BRIEF:
In your copy, leave out the pictures; write out all the data exactly.

┄┄┄┄┄┄

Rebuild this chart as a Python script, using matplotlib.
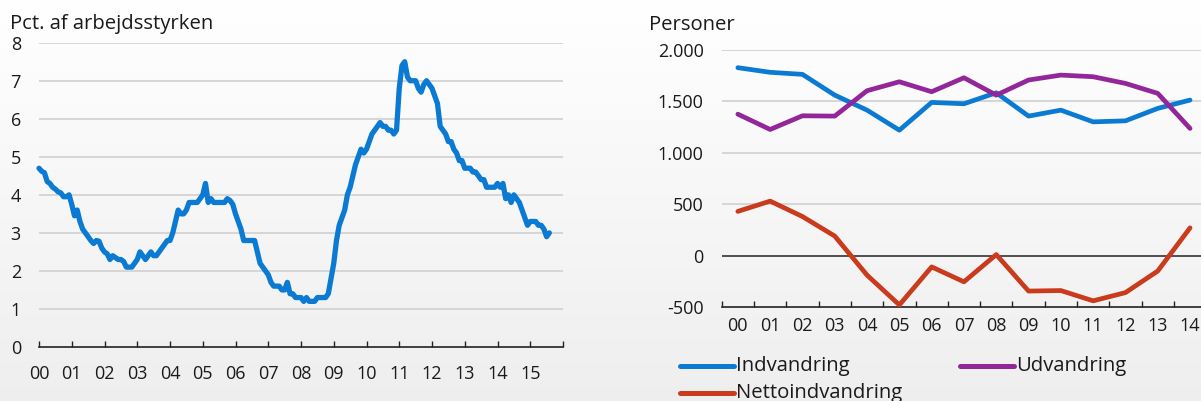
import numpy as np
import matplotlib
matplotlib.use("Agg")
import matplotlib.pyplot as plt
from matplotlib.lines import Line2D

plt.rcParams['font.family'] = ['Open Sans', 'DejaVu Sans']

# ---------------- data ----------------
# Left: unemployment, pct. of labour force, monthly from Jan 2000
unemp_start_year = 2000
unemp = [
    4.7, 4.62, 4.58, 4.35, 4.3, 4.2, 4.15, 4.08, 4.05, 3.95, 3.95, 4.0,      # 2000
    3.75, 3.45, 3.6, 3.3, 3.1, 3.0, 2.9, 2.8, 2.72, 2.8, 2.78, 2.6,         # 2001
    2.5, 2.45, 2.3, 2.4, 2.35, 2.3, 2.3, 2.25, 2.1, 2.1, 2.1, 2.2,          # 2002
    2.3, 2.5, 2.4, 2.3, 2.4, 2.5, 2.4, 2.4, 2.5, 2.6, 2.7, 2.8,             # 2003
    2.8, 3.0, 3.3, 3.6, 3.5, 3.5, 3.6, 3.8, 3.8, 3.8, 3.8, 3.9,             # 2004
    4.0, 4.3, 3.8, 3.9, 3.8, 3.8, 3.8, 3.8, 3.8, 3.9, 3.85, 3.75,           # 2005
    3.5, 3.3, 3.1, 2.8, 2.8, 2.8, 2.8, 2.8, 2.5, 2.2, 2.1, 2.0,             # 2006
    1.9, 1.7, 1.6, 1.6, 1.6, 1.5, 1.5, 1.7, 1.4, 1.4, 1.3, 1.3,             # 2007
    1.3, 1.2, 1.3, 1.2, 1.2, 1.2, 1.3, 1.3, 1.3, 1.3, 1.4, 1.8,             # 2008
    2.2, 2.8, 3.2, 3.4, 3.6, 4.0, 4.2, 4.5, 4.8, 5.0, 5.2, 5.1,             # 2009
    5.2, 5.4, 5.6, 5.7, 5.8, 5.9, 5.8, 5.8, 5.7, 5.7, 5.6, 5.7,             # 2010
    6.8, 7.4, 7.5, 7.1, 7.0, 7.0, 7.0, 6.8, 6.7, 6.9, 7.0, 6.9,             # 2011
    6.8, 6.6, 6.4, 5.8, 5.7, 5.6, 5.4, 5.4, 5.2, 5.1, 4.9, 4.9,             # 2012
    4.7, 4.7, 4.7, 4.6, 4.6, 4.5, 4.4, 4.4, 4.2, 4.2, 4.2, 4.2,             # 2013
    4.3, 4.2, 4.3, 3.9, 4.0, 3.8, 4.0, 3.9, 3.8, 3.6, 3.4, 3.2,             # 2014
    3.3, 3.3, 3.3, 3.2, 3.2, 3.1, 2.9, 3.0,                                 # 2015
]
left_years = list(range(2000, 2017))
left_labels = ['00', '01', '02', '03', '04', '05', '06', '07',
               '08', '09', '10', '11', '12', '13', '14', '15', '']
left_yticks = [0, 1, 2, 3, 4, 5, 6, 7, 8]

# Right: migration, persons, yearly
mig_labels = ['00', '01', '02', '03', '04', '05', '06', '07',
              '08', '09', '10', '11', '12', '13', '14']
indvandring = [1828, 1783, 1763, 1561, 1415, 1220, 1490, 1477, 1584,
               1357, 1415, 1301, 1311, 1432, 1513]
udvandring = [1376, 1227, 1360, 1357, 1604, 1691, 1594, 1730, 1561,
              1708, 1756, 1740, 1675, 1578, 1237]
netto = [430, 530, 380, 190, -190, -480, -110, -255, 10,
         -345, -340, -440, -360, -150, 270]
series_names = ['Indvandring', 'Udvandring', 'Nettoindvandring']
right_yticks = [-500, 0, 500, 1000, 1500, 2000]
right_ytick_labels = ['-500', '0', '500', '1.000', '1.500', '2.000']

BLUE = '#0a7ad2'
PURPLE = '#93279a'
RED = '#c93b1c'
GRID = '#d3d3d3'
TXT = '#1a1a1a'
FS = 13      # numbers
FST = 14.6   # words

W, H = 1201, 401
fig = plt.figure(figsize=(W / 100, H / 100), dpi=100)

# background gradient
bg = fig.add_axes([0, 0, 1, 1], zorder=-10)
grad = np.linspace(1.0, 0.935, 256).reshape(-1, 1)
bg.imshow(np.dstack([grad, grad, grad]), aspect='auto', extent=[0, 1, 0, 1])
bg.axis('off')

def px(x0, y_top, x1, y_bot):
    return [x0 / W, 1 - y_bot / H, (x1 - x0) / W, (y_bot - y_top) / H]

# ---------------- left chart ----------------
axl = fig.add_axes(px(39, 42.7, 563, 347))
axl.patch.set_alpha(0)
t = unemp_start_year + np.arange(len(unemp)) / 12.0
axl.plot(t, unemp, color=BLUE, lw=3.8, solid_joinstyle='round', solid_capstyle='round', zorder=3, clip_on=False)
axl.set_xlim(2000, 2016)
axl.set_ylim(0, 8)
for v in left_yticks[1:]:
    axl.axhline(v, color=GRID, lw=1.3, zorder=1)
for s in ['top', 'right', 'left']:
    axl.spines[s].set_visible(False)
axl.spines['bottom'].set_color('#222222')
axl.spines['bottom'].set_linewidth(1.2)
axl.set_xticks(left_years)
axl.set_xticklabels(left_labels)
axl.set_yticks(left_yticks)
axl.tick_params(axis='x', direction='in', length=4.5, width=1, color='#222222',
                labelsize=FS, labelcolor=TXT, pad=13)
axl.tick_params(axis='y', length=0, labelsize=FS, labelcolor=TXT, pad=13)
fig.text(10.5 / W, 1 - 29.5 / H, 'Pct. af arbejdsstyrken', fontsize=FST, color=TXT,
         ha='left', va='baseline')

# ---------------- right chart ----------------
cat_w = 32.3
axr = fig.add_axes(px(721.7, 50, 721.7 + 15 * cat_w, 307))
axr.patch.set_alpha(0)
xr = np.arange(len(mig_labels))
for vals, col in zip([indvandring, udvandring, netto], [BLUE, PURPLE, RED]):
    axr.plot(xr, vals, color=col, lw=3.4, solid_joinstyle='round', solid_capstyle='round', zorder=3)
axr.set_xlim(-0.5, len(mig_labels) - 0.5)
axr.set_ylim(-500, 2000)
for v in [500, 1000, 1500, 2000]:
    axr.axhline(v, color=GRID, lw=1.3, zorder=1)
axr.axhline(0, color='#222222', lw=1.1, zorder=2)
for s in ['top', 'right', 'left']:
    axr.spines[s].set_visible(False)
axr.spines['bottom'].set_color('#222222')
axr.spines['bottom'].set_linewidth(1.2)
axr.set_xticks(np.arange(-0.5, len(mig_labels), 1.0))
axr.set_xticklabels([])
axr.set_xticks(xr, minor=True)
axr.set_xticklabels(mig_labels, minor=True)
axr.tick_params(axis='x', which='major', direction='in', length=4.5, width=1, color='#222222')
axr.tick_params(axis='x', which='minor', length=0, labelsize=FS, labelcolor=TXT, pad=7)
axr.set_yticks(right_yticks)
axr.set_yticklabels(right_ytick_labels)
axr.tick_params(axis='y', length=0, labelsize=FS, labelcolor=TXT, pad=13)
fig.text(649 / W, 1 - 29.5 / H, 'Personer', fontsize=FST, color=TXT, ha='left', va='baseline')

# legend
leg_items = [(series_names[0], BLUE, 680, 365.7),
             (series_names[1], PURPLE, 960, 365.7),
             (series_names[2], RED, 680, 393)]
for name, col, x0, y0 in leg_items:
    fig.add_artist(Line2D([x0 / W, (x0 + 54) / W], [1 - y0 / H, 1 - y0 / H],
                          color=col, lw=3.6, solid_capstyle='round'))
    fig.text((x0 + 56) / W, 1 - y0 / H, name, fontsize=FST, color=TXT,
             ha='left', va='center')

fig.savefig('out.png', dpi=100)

┄┄┄┄┄┄

RESPONSE:
Rebuild this chart as a Python script, using matplotlib.
import numpy as np
import matplotlib
matplotlib.use("Agg")
import matplotlib.pyplot as plt
from matplotlib.lines import Line2D

plt.rcParams['font.family'] = ['Open Sans', 'DejaVu Sans']

# ---------------- data ----------------
# Left: unemployment, pct. of labour force, monthly from Jan 2000
unemp_start_year = 2000
unemp = [
    4.7, 4.62, 4.58, 4.35, 4.3, 4.2, 4.15, 4.08, 4.05, 3.95, 3.95, 4.0,      # 2000
    3.75, 3.45, 3.6, 3.3, 3.1, 3.0, 2.9, 2.8, 2.72, 2.8, 2.78, 2.6,         # 2001
    2.5, 2.45, 2.3, 2.4, 2.35, 2.3, 2.3, 2.25, 2.1, 2.1, 2.1, 2.2,          # 2002
    2.3, 2.5, 2.4, 2.3, 2.4, 2.5, 2.4, 2.4, 2.5, 2.6, 2.7, 2.8,             # 2003
    2.8, 3.0, 3.3, 3.6, 3.5, 3.5, 3.6, 3.8, 3.8, 3.8, 3.8, 3.9,             # 2004
    4.0, 4.3, 3.8, 3.9, 3.8, 3.8, 3.8, 3.8, 3.8, 3.9, 3.85, 3.75,           # 2005
    3.5, 3.3, 3.1, 2.8, 2.8, 2.8, 2.8, 2.8, 2.5, 2.2, 2.1, 2.0,             # 2006
    1.9, 1.7, 1.6, 1.6, 1.6, 1.5, 1.5, 1.7, 1.4, 1.4, 1.3, 1.3,             # 2007
    1.3, 1.2, 1.3, 1.2, 1.2, 1.2, 1.3, 1.3, 1.3, 1.3, 1.4, 1.8,             # 2008
    2.2, 2.8, 3.2, 3.4, 3.6, 4.0, 4.2, 4.5, 4.8, 5.0, 5.2, 5.1,             # 2009
    5.2, 5.4, 5.6, 5.7, 5.8, 5.9, 5.8, 5.8, 5.7, 5.7, 5.6, 5.7,             # 2010
    6.8, 7.4, 7.5, 7.1, 7.0, 7.0, 7.0, 6.8, 6.7, 6.9, 7.0, 6.9,             # 2011
    6.8, 6.6, 6.4, 5.8, 5.7, 5.6, 5.4, 5.4, 5.2, 5.1, 4.9, 4.9,             # 2012
    4.7, 4.7, 4.7, 4.6, 4.6, 4.5, 4.4, 4.4, 4.2, 4.2, 4.2, 4.2,             # 2013
    4.3, 4.2, 4.3, 3.9, 4.0, 3.8, 4.0, 3.9, 3.8, 3.6, 3.4, 3.2,             # 2014
    3.3, 3.3, 3.3, 3.2, 3.2, 3.1, 2.9, 3.0,                                 # 2015
]
left_years = list(range(2000, 2017))
left_labels = ['00', '01', '02', '03', '04', '05', '06', '07',
               '08', '09', '10', '11', '12', '13', '14', '15', '']
left_yticks = [0, 1, 2, 3, 4, 5, 6, 7, 8]

# Right: migration, persons, yearly
mig_labels = ['00', '01', '02', '03', '04', '05', '06', '07',
              '08', '09', '10', '11', '12', '13', '14']
indvandring = [1828, 1783, 1763, 1561, 1415, 1220, 1490, 1477, 1584,
               1357, 1415, 1301, 1311, 1432, 1513]
udvandring = [1376, 1227, 1360, 1357, 1604, 1691, 1594, 1730, 1561,
              1708, 1756, 1740, 1675, 1578, 1237]
netto = [430, 530, 380, 190, -190, -480, -110, -255, 10,
         -345, -340, -440, -360, -150, 270]
series_names = ['Indvandring', 'Udvandring', 'Nettoindvandring']
right_yticks = [-500, 0, 500, 1000, 1500, 2000]
right_ytick_labels = ['-500', '0', '500', '1.000', '1.500', '2.000']

BLUE = '#0a7ad2'
PURPLE = '#93279a'
RED = '#c93b1c'
GRID = '#d3d3d3'
TXT = '#1a1a1a'
FS = 13      # numbers
FST = 14.6   # words

W, H = 1201, 401
fig = plt.figure(figsize=(W / 100, H / 100), dpi=100)

# background gradient
bg = fig.add_axes([0, 0, 1, 1], zorder=-10)
grad = np.linspace(1.0, 0.935, 256).reshape(-1, 1)
bg.imshow(np.dstack([grad, grad, grad]), aspect='auto', extent=[0, 1, 0, 1])
bg.axis('off')

def px(x0, y_top, x1, y_bot):
    return [x0 / W, 1 - y_bot / H, (x1 - x0) / W, (y_bot - y_top) / H]

# ---------------- left chart ----------------
axl = fig.add_axes(px(39, 42.7, 563, 347))
axl.patch.set_alpha(0)
t = unemp_start_year + np.arange(len(unemp)) / 12.0
axl.plot(t, unemp, color=BLUE, lw=3.8, solid_joinstyle='round', solid_capstyle='round', zorder=3, clip_on=False)
axl.set_xlim(2000, 2016)
axl.set_ylim(0, 8)
for v in left_yticks[1:]:
    axl.axhline(v, color=GRID, lw=1.3, zorder=1)
for s in ['top', 'right', 'left']:
    axl.spines[s].set_visible(False)
axl.spines['bottom'].set_color('#222222')
axl.spines['bottom'].set_linewidth(1.2)
axl.set_xticks(left_years)
axl.set_xticklabels(left_labels)
axl.set_yticks(left_yticks)
axl.tick_params(axis='x', direction='in', length=4.5, width=1, color='#222222',
                labelsize=FS, labelcolor=TXT, pad=13)
axl.tick_params(axis='y', length=0, labelsize=FS, labelcolor=TXT, pad=13)
fig.text(10.5 / W, 1 - 29.5 / H, 'Pct. af arbejdsstyrken', fontsize=FST, color=TXT,
         ha='left', va='baseline')

# ---------------- right chart ----------------
cat_w = 32.3
axr = fig.add_axes(px(721.7, 50, 721.7 + 15 * cat_w, 307))
axr.patch.set_alpha(0)
xr = np.arange(len(mig_labels))
for vals, col in zip([indvandring, udvandring, netto], [BLUE, PURPLE, RED]):
    axr.plot(xr, vals, color=col, lw=3.4, solid_joinstyle='round', solid_capstyle='round', zorder=3)
axr.set_xlim(-0.5, len(mig_labels) - 0.5)
axr.set_ylim(-500, 2000)
for v in [500, 1000, 1500, 2000]:
    axr.axhline(v, color=GRID, lw=1.3, zorder=1)
axr.axhline(0, color='#222222', lw=1.1, zorder=2)
for s in ['top', 'right', 'left']:
    axr.spines[s].set_visible(False)
axr.spines['bottom'].set_color('#222222')
axr.spines['bottom'].set_linewidth(1.2)
axr.set_xticks(np.arange(-0.5, len(mig_labels), 1.0))
axr.set_xticklabels([])
axr.set_xticks(xr, minor=True)
axr.set_xticklabels(mig_labels, minor=True)
axr.tick_params(axis='x', which='major', direction='in', length=4.5, width=1, color='#222222')
axr.tick_params(axis='x', which='minor', length=0, labelsize=FS, labelcolor=TXT, pad=7)
axr.set_yticks(right_yticks)
axr.set_yticklabels(right_ytick_labels)
axr.tick_params(axis='y', length=0, labelsize=FS, labelcolor=TXT, pad=13)
fig.text(649 / W, 1 - 29.5 / H, 'Personer', fontsize=FST, color=TXT, ha='left', va='baseline')

# legend
leg_items = [(series_names[0], BLUE, 680, 365.7),
             (series_names[1], PURPLE, 960, 365.7),
             (series_names[2], RED, 680, 393)]
for name, col, x0, y0 in leg_items:
    fig.add_artist(Line2D([x0 / W, (x0 + 54) / W], [1 - y0 / H, 1 - y0 / H],
                          color=col, lw=3.6, solid_capstyle='round'))
    fig.text((x0 + 56) / W, 1 - y0 / H, name, fontsize=FST, color=TXT,
             ha='left', va='center')

fig.savefig('out.png', dpi=100)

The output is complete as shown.